Lipetz, born and raised in Tel Aviv, said there were no pitching mounds where he grew up. He practiced on soccer fields. Still, he was one of the first players to get a special athletic scholarship in the military. He played for Team Israel for the first time in 1989, at a Little League World Series qualifier on a German military base.
He moved to the U.S. at age 21 to play college ball in San Diego in the early 2000s. He was part of that 2017 World Baseball Classic team that included a mascot, “Mensch on a Bench,” that did not make the trip for the Olympic qualifier.
“Stuck in customs,” Lipetz joked.
That 2017 WBC team included many players who were not Israel citizens, a requirement for the Olympics. Lipetz was the only Israel-born player, but he did not see game action.
All of the men who celebrated with Lipetz on Sunday have an Israeli ID.
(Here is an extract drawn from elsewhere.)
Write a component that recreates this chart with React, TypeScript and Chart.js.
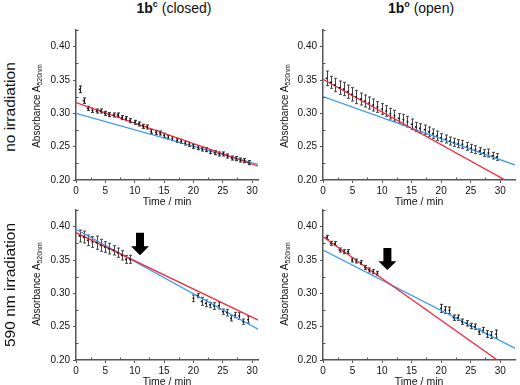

“This, I think, tops [2017], all because when it comes down to it, we did it with a group of Israelis,” Lipetz said. “Yeah, some of them may have been born in the U.S., but today everyone was Israeli. That’s what Israel is all about.”
Lipetz believes most of the players on the qualifying team will be brought back for the Olympics, which is also 24 players, though he could not be sure that its oldest player will be kept one more year.
Lipetz turns 41 in February and would be one of the oldest baseball players in the sport’s short Olympic history (since 1992).
“Let them try,” to leave me off the team, he joked. “Anything can happen. I feel very lucky that I’ve been able to be part of Team Israel for so long. My role on this team is more than just throwing the last out or playing a game. It’s what makes the team what it is, basically the Israeli national team. I plan to continue to be part of the team one way or the other. I would like to think that I still have something to add as a sidearmer, late movement guy.”